> _The exercise_
From the entries below, report how many lines contain the string "page". Give only that number.

> _Data for this exercise_
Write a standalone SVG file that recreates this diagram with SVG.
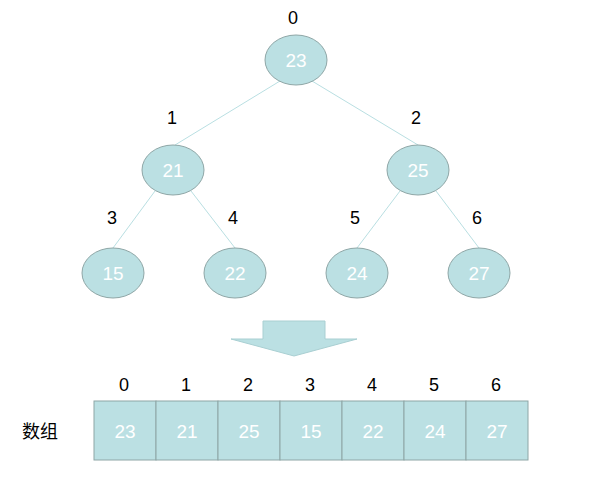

--

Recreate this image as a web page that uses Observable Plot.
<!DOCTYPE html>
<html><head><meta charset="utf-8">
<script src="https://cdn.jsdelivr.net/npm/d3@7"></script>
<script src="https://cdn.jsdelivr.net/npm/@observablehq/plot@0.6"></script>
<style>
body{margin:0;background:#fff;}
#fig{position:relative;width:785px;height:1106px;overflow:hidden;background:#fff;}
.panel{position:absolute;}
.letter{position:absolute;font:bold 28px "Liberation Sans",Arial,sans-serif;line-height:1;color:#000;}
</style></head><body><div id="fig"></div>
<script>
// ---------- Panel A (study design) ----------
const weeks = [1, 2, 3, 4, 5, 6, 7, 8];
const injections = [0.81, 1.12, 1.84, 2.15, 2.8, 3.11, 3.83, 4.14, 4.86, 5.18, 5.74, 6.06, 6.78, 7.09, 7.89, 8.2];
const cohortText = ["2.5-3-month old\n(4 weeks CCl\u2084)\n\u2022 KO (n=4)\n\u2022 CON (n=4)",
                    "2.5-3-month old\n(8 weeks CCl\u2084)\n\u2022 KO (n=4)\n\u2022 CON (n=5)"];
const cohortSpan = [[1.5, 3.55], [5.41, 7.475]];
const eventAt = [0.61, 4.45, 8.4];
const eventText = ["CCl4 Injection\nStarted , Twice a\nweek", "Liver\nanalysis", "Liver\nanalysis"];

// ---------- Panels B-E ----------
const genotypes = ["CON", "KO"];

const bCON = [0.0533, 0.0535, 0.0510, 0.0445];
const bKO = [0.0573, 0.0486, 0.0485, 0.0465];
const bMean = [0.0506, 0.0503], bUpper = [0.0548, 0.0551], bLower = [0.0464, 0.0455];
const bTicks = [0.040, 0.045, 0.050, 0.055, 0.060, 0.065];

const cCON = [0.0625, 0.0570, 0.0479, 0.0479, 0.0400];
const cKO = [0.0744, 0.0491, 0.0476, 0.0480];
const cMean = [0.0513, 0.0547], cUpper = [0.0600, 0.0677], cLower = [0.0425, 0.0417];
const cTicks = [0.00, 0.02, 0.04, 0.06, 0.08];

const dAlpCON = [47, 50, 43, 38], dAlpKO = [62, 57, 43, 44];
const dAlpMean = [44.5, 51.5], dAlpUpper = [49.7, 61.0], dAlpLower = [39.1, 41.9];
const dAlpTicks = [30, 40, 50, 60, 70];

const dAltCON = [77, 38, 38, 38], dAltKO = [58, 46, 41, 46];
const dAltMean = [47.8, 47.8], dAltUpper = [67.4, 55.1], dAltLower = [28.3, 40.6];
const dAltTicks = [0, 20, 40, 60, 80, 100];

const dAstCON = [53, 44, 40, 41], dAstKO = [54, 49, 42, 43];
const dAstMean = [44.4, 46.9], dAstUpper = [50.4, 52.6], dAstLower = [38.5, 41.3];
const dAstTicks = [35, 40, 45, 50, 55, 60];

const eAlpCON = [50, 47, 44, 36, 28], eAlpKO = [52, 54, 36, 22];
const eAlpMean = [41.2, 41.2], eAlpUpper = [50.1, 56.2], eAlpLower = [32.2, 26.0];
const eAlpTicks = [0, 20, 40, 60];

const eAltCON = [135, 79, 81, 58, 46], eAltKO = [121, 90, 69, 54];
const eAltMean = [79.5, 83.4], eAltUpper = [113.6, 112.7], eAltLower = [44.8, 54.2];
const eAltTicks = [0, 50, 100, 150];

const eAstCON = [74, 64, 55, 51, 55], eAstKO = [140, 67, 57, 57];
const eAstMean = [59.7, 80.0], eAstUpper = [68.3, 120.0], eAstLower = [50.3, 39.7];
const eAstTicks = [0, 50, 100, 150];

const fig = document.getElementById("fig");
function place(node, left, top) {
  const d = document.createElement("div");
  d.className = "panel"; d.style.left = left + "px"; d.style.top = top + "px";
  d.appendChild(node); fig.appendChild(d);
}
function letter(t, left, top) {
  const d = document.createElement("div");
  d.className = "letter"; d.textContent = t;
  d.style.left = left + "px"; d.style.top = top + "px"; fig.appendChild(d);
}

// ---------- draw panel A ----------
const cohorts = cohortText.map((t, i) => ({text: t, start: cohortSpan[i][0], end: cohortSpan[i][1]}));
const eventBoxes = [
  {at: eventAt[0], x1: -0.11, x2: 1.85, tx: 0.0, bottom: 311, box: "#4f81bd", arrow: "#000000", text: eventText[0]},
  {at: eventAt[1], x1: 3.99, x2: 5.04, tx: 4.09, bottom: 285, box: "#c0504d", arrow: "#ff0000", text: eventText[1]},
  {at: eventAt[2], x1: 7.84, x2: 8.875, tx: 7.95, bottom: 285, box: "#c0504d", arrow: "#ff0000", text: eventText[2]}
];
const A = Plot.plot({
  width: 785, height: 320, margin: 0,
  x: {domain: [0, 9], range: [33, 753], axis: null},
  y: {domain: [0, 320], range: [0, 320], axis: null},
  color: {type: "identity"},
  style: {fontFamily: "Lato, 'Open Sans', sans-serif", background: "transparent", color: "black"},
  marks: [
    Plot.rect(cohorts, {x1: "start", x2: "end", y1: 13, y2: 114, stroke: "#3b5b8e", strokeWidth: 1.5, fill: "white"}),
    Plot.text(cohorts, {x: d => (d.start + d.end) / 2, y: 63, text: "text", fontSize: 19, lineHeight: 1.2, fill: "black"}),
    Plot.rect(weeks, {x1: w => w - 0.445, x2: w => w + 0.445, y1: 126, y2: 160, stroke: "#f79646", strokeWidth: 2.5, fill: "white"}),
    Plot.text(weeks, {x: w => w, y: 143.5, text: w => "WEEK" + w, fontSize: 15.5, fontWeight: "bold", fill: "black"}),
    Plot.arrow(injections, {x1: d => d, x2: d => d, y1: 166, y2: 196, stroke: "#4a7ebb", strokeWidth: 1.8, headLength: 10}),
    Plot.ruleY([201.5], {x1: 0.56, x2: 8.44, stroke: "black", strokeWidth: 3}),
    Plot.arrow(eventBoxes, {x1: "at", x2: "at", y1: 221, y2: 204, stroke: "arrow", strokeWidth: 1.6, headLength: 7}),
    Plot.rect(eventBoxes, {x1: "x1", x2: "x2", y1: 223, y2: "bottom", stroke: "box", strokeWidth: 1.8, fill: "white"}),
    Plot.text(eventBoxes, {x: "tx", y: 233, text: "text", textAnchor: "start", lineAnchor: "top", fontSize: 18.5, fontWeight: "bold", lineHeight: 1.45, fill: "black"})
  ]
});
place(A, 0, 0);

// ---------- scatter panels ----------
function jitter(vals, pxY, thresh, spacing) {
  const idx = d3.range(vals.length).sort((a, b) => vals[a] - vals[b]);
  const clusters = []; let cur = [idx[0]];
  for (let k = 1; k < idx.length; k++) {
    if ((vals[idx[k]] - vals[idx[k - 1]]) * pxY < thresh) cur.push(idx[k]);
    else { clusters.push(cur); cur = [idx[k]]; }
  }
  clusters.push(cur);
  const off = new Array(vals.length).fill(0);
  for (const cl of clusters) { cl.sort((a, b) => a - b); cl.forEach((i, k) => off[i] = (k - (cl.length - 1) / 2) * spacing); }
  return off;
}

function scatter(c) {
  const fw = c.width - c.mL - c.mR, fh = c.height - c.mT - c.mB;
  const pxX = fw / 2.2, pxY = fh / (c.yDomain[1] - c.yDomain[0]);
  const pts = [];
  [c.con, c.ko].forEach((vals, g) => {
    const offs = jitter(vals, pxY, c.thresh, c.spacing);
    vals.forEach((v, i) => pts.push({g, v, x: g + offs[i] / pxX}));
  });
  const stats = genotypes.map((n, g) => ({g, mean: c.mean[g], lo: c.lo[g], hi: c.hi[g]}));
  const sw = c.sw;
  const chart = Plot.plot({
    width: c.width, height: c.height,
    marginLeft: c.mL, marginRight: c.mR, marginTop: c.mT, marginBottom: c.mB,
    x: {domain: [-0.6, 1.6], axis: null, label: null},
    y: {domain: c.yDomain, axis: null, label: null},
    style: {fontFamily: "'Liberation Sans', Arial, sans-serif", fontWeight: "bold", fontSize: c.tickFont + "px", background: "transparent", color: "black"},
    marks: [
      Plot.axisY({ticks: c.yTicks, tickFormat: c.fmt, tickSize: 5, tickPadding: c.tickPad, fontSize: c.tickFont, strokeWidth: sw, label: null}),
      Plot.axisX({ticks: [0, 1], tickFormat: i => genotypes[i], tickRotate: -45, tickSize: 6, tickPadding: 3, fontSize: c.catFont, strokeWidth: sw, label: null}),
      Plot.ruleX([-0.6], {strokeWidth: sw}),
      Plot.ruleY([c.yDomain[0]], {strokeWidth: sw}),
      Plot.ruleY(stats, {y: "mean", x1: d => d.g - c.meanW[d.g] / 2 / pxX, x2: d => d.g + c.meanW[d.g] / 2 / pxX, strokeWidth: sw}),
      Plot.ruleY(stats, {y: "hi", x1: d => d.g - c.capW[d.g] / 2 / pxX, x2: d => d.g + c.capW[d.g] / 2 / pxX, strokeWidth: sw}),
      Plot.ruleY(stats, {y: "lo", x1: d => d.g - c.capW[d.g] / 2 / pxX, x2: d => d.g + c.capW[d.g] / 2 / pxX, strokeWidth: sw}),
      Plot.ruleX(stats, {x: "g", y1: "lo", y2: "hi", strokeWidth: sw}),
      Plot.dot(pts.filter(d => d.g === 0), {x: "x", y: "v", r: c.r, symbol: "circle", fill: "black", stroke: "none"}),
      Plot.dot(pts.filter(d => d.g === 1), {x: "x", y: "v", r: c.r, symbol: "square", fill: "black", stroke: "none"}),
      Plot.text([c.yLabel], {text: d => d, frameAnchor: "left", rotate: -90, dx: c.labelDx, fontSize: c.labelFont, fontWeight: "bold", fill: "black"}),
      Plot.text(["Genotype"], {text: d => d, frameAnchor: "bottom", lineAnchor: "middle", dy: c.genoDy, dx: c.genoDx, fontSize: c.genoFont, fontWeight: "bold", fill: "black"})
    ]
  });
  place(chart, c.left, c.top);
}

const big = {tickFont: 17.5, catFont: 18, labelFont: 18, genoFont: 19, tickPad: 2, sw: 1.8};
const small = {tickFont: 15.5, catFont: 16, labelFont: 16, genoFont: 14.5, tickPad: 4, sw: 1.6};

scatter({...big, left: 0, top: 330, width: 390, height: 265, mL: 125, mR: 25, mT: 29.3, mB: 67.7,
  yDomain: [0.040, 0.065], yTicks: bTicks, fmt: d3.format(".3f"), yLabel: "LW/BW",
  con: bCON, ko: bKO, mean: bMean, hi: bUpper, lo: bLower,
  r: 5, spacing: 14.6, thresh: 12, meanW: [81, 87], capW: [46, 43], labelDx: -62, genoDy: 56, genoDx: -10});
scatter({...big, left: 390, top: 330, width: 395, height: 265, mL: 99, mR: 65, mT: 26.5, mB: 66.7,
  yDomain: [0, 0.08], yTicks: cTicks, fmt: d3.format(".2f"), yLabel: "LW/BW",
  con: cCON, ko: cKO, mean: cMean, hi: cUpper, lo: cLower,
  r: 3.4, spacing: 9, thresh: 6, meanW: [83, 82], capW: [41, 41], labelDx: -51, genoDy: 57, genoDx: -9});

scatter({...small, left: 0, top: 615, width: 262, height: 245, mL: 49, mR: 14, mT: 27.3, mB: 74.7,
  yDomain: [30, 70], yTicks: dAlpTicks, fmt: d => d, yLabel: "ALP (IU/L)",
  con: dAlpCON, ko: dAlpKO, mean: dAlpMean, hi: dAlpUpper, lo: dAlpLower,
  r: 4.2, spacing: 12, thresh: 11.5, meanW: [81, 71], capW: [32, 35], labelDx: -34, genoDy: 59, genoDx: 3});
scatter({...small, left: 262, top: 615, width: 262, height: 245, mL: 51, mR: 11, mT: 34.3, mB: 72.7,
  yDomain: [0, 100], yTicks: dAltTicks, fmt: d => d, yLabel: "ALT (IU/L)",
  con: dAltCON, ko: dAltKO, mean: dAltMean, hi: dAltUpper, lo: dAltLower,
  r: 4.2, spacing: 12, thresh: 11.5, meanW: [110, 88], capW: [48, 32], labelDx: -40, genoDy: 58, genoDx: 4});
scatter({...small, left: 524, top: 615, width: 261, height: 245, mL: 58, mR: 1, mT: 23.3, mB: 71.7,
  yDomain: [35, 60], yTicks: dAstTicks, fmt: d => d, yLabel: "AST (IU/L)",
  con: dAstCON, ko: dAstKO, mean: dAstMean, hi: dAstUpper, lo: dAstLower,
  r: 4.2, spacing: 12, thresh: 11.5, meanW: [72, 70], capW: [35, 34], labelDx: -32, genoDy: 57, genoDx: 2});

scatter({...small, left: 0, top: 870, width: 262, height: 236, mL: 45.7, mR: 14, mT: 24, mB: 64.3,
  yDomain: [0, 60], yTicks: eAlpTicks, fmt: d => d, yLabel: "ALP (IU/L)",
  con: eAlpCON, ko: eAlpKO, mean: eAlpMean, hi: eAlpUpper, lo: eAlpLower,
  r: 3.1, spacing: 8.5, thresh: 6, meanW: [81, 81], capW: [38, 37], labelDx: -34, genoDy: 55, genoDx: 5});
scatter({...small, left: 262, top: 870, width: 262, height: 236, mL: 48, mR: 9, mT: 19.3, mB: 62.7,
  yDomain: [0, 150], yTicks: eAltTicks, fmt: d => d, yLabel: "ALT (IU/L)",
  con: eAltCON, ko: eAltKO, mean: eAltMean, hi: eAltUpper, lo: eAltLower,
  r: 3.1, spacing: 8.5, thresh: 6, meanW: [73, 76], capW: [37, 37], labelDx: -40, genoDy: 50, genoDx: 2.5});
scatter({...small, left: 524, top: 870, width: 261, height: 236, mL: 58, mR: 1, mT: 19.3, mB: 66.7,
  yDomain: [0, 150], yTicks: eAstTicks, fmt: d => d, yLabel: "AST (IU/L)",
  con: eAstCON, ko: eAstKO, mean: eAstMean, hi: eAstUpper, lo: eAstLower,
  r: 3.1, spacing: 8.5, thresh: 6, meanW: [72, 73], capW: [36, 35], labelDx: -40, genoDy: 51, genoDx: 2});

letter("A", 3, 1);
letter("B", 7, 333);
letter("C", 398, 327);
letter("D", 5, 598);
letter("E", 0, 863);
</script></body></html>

==

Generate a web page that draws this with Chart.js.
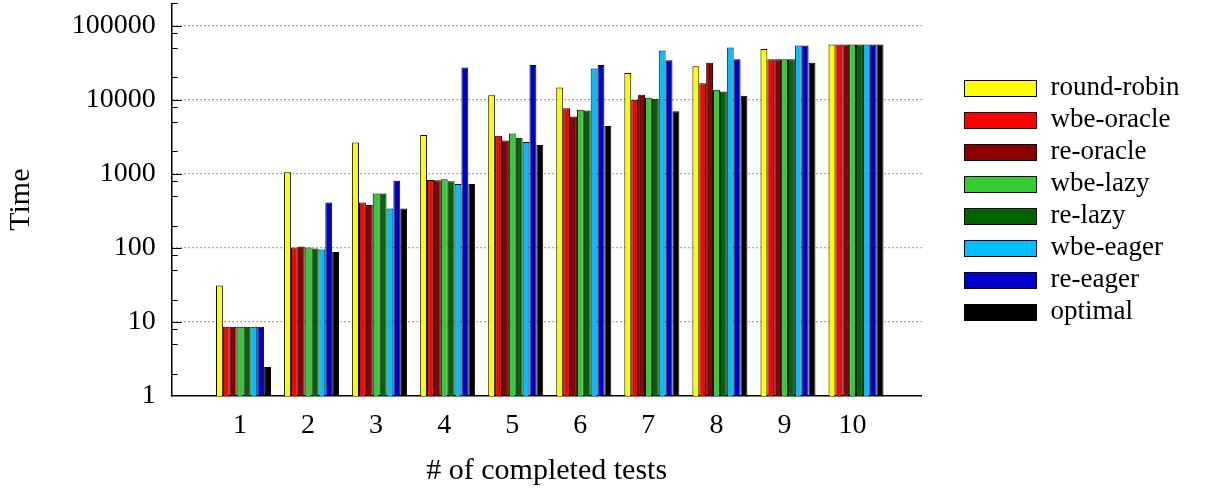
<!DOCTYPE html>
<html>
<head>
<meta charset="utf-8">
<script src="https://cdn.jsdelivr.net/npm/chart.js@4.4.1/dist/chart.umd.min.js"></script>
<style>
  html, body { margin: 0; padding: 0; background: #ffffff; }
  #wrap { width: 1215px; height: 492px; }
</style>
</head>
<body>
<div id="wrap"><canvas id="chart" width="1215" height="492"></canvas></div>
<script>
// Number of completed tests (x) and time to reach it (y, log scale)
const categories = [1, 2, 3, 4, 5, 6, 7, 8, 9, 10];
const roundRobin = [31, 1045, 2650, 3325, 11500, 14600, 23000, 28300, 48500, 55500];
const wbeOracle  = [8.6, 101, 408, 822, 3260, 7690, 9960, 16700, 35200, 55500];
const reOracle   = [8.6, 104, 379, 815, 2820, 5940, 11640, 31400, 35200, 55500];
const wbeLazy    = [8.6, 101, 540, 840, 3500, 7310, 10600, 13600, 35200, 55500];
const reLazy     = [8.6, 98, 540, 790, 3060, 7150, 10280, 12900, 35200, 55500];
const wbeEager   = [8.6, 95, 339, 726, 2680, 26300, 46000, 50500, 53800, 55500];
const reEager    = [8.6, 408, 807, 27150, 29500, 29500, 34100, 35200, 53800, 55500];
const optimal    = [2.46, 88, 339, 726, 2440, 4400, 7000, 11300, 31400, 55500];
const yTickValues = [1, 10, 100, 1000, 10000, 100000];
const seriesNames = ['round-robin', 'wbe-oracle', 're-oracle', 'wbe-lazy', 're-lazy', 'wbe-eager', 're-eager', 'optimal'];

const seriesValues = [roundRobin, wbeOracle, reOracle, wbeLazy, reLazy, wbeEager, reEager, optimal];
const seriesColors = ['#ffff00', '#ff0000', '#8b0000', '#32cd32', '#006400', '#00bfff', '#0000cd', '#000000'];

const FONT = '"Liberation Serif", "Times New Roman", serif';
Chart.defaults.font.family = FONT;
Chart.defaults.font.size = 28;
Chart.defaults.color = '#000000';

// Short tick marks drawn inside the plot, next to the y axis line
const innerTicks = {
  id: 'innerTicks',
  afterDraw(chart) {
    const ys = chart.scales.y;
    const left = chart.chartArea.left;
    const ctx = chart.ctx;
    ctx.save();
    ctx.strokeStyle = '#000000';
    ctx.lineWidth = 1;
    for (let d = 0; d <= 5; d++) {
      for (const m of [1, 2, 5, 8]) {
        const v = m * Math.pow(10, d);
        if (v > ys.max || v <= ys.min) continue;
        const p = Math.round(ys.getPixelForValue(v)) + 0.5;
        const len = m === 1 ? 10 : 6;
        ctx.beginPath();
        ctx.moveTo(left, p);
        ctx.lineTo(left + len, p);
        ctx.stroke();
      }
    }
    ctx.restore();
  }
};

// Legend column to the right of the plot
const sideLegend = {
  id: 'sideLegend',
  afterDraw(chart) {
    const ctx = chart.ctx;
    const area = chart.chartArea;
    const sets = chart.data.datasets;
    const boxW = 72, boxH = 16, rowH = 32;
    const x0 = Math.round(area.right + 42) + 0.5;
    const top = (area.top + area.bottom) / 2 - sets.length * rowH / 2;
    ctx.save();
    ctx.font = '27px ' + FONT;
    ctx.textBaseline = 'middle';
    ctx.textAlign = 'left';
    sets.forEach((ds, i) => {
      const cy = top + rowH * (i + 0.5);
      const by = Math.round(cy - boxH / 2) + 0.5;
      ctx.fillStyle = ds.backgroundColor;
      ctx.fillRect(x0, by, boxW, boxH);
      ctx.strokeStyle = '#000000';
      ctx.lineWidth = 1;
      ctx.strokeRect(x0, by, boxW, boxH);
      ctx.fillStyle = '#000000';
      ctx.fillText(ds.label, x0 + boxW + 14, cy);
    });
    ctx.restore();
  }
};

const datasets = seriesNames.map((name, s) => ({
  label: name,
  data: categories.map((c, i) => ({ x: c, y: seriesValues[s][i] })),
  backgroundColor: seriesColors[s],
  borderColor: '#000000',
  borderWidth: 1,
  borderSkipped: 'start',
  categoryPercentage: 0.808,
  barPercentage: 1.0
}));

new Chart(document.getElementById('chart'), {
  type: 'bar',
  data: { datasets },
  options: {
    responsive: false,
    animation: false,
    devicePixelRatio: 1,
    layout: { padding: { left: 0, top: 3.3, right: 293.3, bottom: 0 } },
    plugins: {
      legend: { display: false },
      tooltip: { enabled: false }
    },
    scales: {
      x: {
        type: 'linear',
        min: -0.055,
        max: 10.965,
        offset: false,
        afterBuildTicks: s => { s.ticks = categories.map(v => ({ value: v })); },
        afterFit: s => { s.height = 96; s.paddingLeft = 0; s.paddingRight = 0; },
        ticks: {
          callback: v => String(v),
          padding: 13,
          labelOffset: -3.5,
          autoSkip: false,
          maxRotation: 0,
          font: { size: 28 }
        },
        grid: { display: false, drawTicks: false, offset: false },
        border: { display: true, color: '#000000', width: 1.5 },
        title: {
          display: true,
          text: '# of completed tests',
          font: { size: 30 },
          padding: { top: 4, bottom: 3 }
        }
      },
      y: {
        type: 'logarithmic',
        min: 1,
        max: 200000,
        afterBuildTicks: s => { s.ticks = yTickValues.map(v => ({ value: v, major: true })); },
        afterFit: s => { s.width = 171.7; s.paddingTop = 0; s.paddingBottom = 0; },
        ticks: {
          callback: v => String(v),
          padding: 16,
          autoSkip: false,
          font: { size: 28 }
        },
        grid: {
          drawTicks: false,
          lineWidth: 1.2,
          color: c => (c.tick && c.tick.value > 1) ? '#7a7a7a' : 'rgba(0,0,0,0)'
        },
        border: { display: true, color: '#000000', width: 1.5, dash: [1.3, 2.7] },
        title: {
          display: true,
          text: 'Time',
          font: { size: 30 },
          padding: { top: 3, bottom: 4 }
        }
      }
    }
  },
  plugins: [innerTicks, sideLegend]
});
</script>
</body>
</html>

> _Answer to this problem_
2